Alzheimer's Foundation of America

Foundation of America

Spreading a Message of Hope: Q & A with Singer Mauren McGovern

Maureen McGovern was was a 23-year-old folk singer in 1972 when she was chosen to record “The Morning After” for The Poseidon Adventure. The song and movie became megahits and launched her five-decade career as a concert performer, recording artist and Broadway musical theatre actress.

All of that changed several years ago when she was diagnosed with posterior cortical atrophy (PCA), a degenerative brain and nervous system disorder, with symptoms of Alzheimer’s. She spoke to Alzheimer’s TODAY about her life back home in Ohio and the projects she has planned.

How did your diagnosis come about?

“Five or six years ago I started to have trouble remembering little things. I found myself saying, “I know this song. Why did I forget the words?” I made a joke out of it in shows but it kept building. I started having to keep lyrics or a music stand in front of me while I was performing. I saw my doctor for tests and originally everything was “normal.” Eventually, though, my tests began to show changes in my brain and I was diagnosed with PCA and mild dementia. Words are becoming harder and harder to find. It can be very challenging.”

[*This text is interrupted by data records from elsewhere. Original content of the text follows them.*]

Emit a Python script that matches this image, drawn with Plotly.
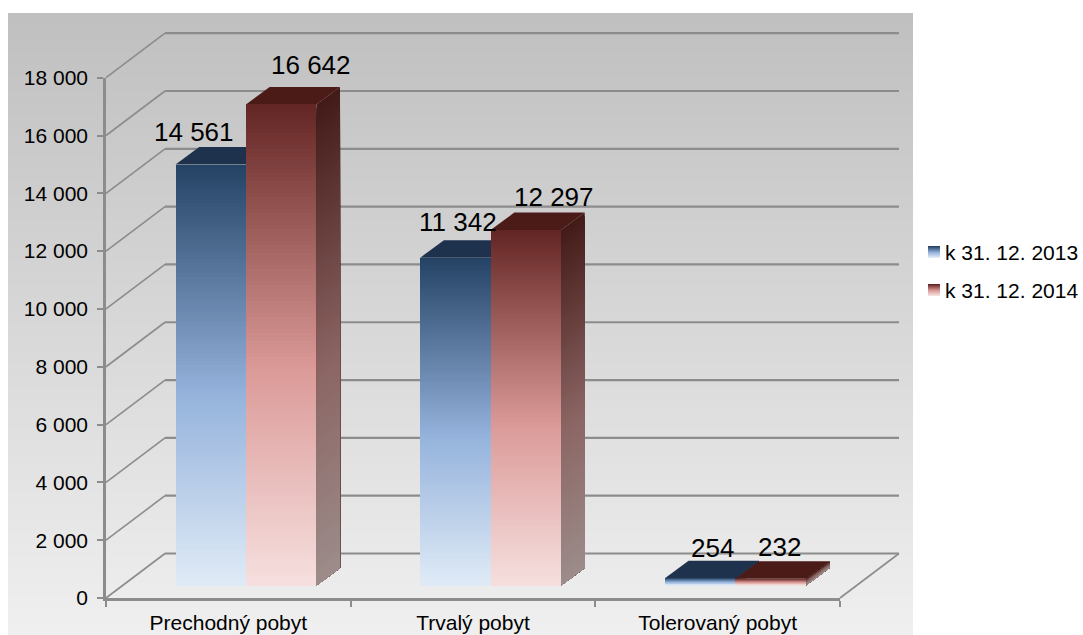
import plotly.graph_objects as go

categories = ["Prechodný pobyt", "Trvalý pobyt", "Tolerovaný pobyt"]
series_names = ["k 31. 12. 2013", "k 31. 12. 2014"]
values_2013 = [14561, 11342, 254]
values_2014 = [16642, 12297, 232]
value_labels_2013 = ["14 561", "11 342", "254"]
value_labels_2014 = ["16 642", "12 297", "232"]
y_ticks = [0, 2000, 4000, 6000, 8000, 10000, 12000, 14000, 16000, 18000]
y_tick_labels = ["0", "2 000", "4 000", "6 000", "8 000", "10 000", "12 000", "14 000", "16 000", "18 000"]

W, H = 1083, 635
AX_L, AX_R, AX_B, AX_T = 106.0, 840.0, 598.0, 77.7
CW = (AX_R - AX_L) / 3
VS = (AX_B - AX_T) / 18000
GRAY = "#8c8c8c"
FONT = "Liberation Sans, Arial, sans-serif"

def ux(px): return px / CW            # pixel length to category units
def uy(px): return px / VS            # pixel length to value units
def X(px): return (px - AX_L) / CW    # page pixel position to category units
def Y(py): return (AX_B - py) / VS    # page pixel position to value units

WALL_DX, WALL_DY = 59, 44.5
FLOOR_DX, FLOOR_DY = 17.6, 12.5
BAR_DX, BAR_DY = 23.7, 17.5
BAR_W = 70.4 / CW

def hex2(c): return tuple(int(c[i:i + 2], 16) for i in (1, 3, 5))
def ramp(stops, t):
    for (a, ca), (b, cb) in zip(stops, stops[1:]):
        if t <= b:
            f = (t - a) / (b - a)
            A, B = hex2(ca), hex2(cb)
            return "rgb(%d,%d,%d)" % tuple(round(A[i] + (B[i] - A[i]) * f) for i in range(3))
    return stops[-1][1]

FRONT = [
    [(0, "#254365"), (0.55, "#95b3dc"), (1, "#dfeaf6")],
    [(0, "#642624"), (0.55, "#db9a98"), (1, "#f5dfde")],
]
SIDE = [
    [(0, "#1c2f48"), (0.55, "#667c99"), (1, "#929aa4")],
    [(0, "#431b19"), (0.55, "#8a6462"), (1, "#9c8c8a")],
]
TOP = ["#1e324e", "#4b1b18"]
LEGEND_Y = [252, 290]
LABEL_SHIFTS = [
    [(-17, 33), (3, 36), (12, 30)],
    [(30, 39), (28, 33), (9, 32)],
]

shapes = []
# chart background
BG_LEFT, BG_RIGHT, BG_TOP, BG_BOTTOM = 8, 913, 13, H
for i in range(49):
    t = i / 48
    g = round(0xc0 + (0xf0 - 0xc0) * t)
    shapes.append(dict(type="rect", x0=X(BG_LEFT), x1=X(BG_RIGHT), y0=Y(BG_TOP + (BG_BOTTOM - BG_TOP) * t), y1=Y(H),
                       fillcolor=f"rgb({g},{g},{g})", line_width=0, layer="below"))

# walls and floor
for v in y_ticks:
    shapes.append(dict(type="line", x0=0, x1=ux(WALL_DX), y0=v, y1=v + uy(WALL_DY),
                       line=dict(color=GRAY, width=1.6), layer="below"))
    shapes.append(dict(type="line", x0=ux(WALL_DX), x1=3 + ux(WALL_DX), y0=v + uy(WALL_DY), y1=v + uy(WALL_DY),
                       line=dict(color=GRAY, width=2.2), layer="below"))
shapes.append(dict(type="line", x0=3, x1=3 + ux(WALL_DX), y0=0, y1=uy(WALL_DY),
                   line=dict(color=GRAY, width=1.6), layer="below"))

traces = []
N = 120
for s, (name, vals) in enumerate(zip(series_names, [values_2013, values_2014])):
    bx, bb, by, bw, bc = [], [], [], [], []
    for c, v in enumerate(vals):
        left = c + 0.5 + ux(FLOOR_DX) + (s - 1) * BAR_W
        base = uy(FLOOR_DY)
        right = left + BAR_W
        for k in range(N):
            t = k / (N - 1)
            top_v = base + v * (1 - k / N)
            d0x, d0y = ux(BAR_DX), uy(BAR_DY)
            path = (f"M {right} {top_v} L {right + d0x} {top_v + d0y} "
                    f"L {right + d0x} {base + d0y} L {right} {base} Z")
            shapes.append(dict(type="path", path=path, fillcolor=ramp(SIDE[s], t), line_width=0, layer="below"))
            bx.append(left + BAR_W / 2); bb.append(base); by.append(top_v - base); bw.append(BAR_W)
            bc.append(ramp(FRONT[s], t))
        tv = base + v
        path = (f"M {left} {tv} L {left + ux(BAR_DX)} {tv + uy(BAR_DY)} "
                f"L {right + ux(BAR_DX)} {tv + uy(BAR_DY)} L {right} {tv} Z")
        shapes.append(dict(type="path", path=path, fillcolor=TOP[s], line_width=0, layer="below"))
    traces.append(go.Bar(x=bx, y=by, base=bb, width=bw, name=name, showlegend=False,
                         marker=dict(color=bc, line_width=0), hoverinfo="skip"))

# category/value axes carried by an invisible trace
traces.append(go.Scatter(x=categories, y=[0, 0, 0], xaxis="x2", yaxis="y2", mode="markers",
                         marker=dict(opacity=0), showlegend=False, hoverinfo="skip"))

# value labels
annotations = []
for s, (vals, labs) in enumerate(zip([values_2013, values_2014], [value_labels_2013, value_labels_2014])):
    for c, (v, lab) in enumerate(zip(vals, labs)):
        cx = c + 0.5 + ux(FLOOR_DX) + (s - 0.5) * BAR_W
        sx, sy = LABEL_SHIFTS[s][c]
        annotations.append(dict(x=cx, y=uy(FLOOR_DY) + v, text=lab, showarrow=False, xshift=sx, yshift=sy,
                                xanchor="center", yanchor="middle", font=dict(size=26, color="#000", family=FONT)))

# legend
for s, name in enumerate(series_names):
    yc = LEGEND_Y[s]
    for k in range(12):
        shapes.append(dict(type="rect", x0=X(928), x1=X(940), y0=Y(yc - 6 + k), y1=Y(yc + 6),
                           fillcolor=ramp(FRONT[s], k / 11), line_width=0, layer="below"))
    annotations.append(dict(x=X(943), y=Y(yc), text=name, showarrow=False, xanchor="left", yanchor="middle",
                            font=dict(size=21, color="#000", family=FONT)))

fig = go.Figure(traces)
fig.update_layout(
    width=W, height=H, margin=dict(l=0, r=0, t=0, b=0), autosize=False,
    paper_bgcolor="#fff", plot_bgcolor="rgba(0,0,0,0)", barmode="overlay", bargap=0,
    shapes=shapes, annotations=annotations, showlegend=False,
    xaxis=dict(domain=[0, 1], range=[X(0), X(W)], visible=False, fixedrange=True, automargin=False),
    yaxis=dict(domain=[0, 1], range=[Y(H), Y(0)], visible=False, fixedrange=True, automargin=False),
    xaxis2=dict(domain=[AX_L / W, AX_R / W], anchor="y2", type="category", automargin=False,
                categoryorder="array", categoryarray=categories, tickson="boundaries", ticks="outside", ticklen=6,
                tickwidth=2, tickcolor=GRAY, showline=True, linecolor=GRAY, linewidth=2.5, showgrid=False,
                zeroline=False, ticklabelstandoff=4, tickfont=dict(size=21, color="#000", family=FONT),
                range=[-0.5, 2.5]),
    yaxis2=dict(domain=[(H - AX_B) / H, (H - AX_T) / H], anchor="x2", range=[0, 18000], tickvals=y_ticks,
                automargin=False, ticktext=y_tick_labels, ticks="outside", ticklen=6, tickwidth=2, tickcolor=GRAY,
                showline=True, linecolor=GRAY, linewidth=2.5, showgrid=False, zeroline=False, ticklabelstandoff=5,
                tickfont=dict(size=21, color="#000", family=FONT)),
)
fig.write_html("out.html", config={"displayModeBar": False},
               post_script="document.body.style.margin='0';document.documentElement.style.overflow='hidden';")
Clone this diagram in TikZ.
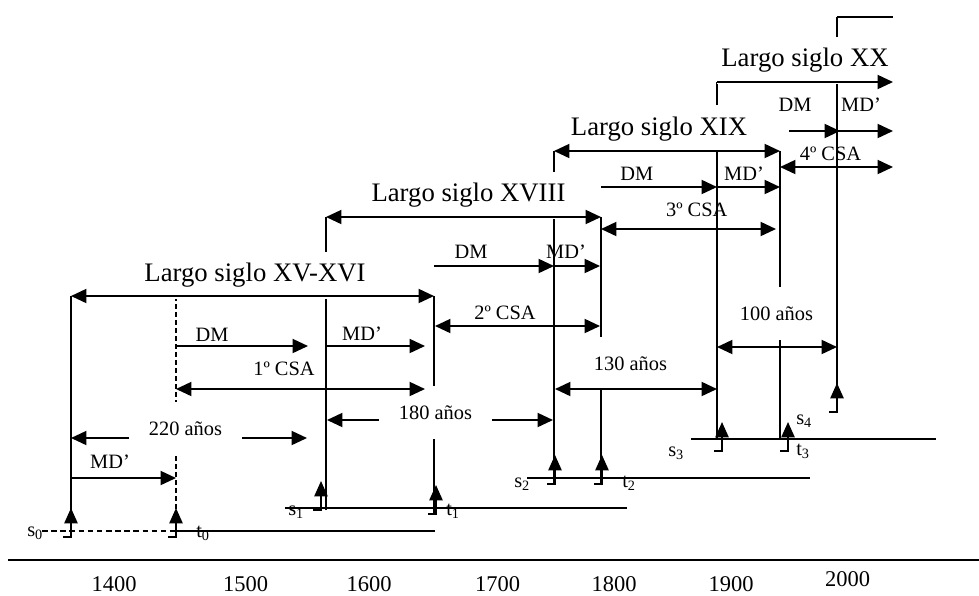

Have you adjusted to the diagnosis?

“I have travelled the globe for 40 years and was completely independent. Since my diagnosis I have moved to an independent senior residence for the convenience, safety and support. I had to downsize with the move and had to let go of many treasured items. It was hard and frustrating to leave the place where I had been for the last 20 years. I am grateful for where I am now.

I live on the fifth floor with an amazing view. I see the sunrise and am enjoying the changing landscape of each season. It was hard to adjust to the changes at first, but I’m more comfortable now. I now know my diagnosis and understand what is happening. I know many people are going through this, too. I want them to know they are not alone. I plan to write a book about my life experiences.”

We read that you can no longer travel or perform in concerts. Can you sing and do you?

“I sing a lot in my apartment to keep “the pipes” in order. The neighbors are very happy. There is a fellow resident here who is 90 years old. He plays the piano and loves to perform. We get together every couple of months to perform for the community. It’s a lot of fun and our fellow residents seem to really enjoy the shows.”

What is your biggest challenge?

“Not knowing exactly what is in the future. I try to see every day as a gift and keep moving on and trying to help other people.”

What else are you working on now?

“Throughout my career as I have travelled to different cities to perform, I would stop to visit hospices, hospitals and prisons. This was my effort to bring hope and healing through music. That’s always been a part of my heart. I remember one visit to a hospice with my friend, Dr. Deforia Lane, a music therapist. We visited a grandmother who was in her last moments.

I thought, “Oh, my God, what can I do to help her and her family?” You could feel the sadness in the room. Her family said that she liked country music, so we sang a familiar country song for her. (“Country Roads” written by John Denver). I got to a certain point in the song and we heard a soft “whoo, whoo, whoo” sound. She was “singing” along with us. There was such beauty in that. Her children and family were crying tears of joy. Sharing a simple gift like that is wonderful. Music is healing. Through the years I have also supported charities by performing concerts and telethons. That work has meant the world to me. I am currently working with music conductor Jeff Harris to do a recording of inspirational music, songs that bring hope.”

You said you will be working to bring more attention to music therapy.

“When people are feeling low, music lifts up their souls. In 1972, I had just finished a concert when I was asked to visit a hospital the next morning, on Christmas Day. There were babies in cribs and children in beds. The babies didn’t know anything about me or my music but the parents needed to hear a hopeful message. After I sang, they came and hugged me. Something as small as a song can change how someone feels, even if just for a moment. I want to be helpful any way I can. That’s what I’m looking forward to. I may not be able to perform concerts with symphonies or act in live theatre any longer, but I am still singing. I am dealing with this disease as best I can. I am happiest when I can make someone else happy.”

You said you slowly realized that your inner life has not changed, that dementia is not going to stop you from living your life.

“What we keep inside, in our heart, is our inner life. I try to remember things that were very important to me and I’m always trying to help somebody else in their dilemma. Every day is a chance to help someone else. I know that all of that is still inside me.”